Mr. Keliher is of course correct that agreements between to fix prices or reduce output are unlawful, both under Section 1 of the Sherman Act and Maine's parallel antitrust statute. More precisely, an agreement between lobstermen to set prices or reduce output would be unreasonable per se and thus contrary to the "Rule of Reason" that the Supreme Court articulated in Standard Oil v. United States, 221 U.S. 1 (1911).
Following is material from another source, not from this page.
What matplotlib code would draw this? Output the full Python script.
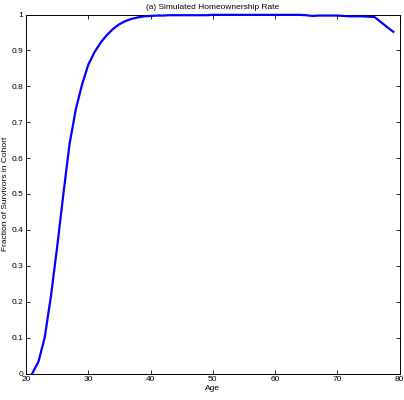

At the same time, as the Press Herald article notes, individual lobstermen remain entirely free to refrain from setting new traps and/or harvesting from traps already set. Moreover, it seems highly unlikely than any conspiracy between lobstermen could in fact result in unreasonably low output or unreasonably high prices. In particular, several factors suggest that any collective effort to increase prices or reduce output would be doomed to fail. First, there are over 1,000 lobstermen in Maine; it would be difficult to say the least for such individuals to negotiate and police an anticompetitive agreement. Second, even if most lobstermen in fact agreed to reduce output and increase prices, those who refused to participate in the agreement could undercut it, by increasing their own output and thereby counter-acting any output reduction by conspirators. Such a response would be particularly effective if the market was characterized by excess capacity, e.g., unused but servicable equipment like the unused lobster traps, pictured above, located on an island in Casco Bay. Third, ostensible participants in a price or output agreement could cheat, surreptitiously setting more traps than called for by the agreement, for instance. Fourth, even if all current partipants in the marketplace somehow agreed to reduce output and increase prices, any resulting unreasonable prices would attract new entry, thereby increasing output and driving prices back down.
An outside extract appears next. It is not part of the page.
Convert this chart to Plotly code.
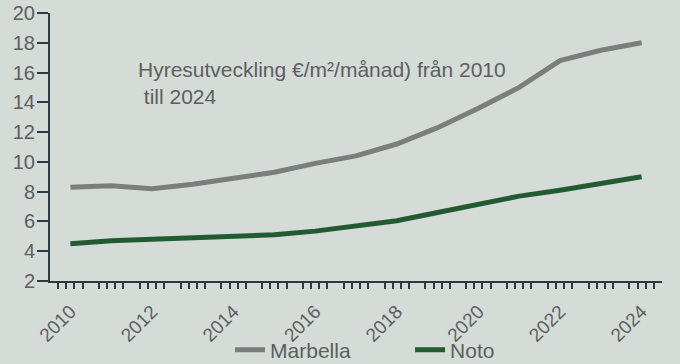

Those suspcious that price fixing might be afoot might invoke reports of lobstermen simultaneously reducing the number of traps set or harvesting less often from such traps, as Businessweek reported earlier this week. However, such data are equally consistent with an alternative hypothesis, namely, that market participants are rationally responding individually to low lobster prices. (The Businessweek article reports that lobstermen are receiving between $2 and $2.50 per pound for theit catch; the Press Herald suggests that the price has been even lower.) Simply put, as prices fall, the payoff from searching for lobsters falls as well, with the result that individual lobstermen might conclude that the cost of such search outweighs the potential benefits, at least in the short run. Because similar lobster prices prevail throughout the Maine region, numerous lobstermen might individually decide to "stay home." Taken together these individual and perfectly legal decisions might (incorrectly) appear to be the result of collective action. Absent additional evidence demonstrating actual collective action, however, the public should be confident that the lobstering trade is a well-functioning competitive market.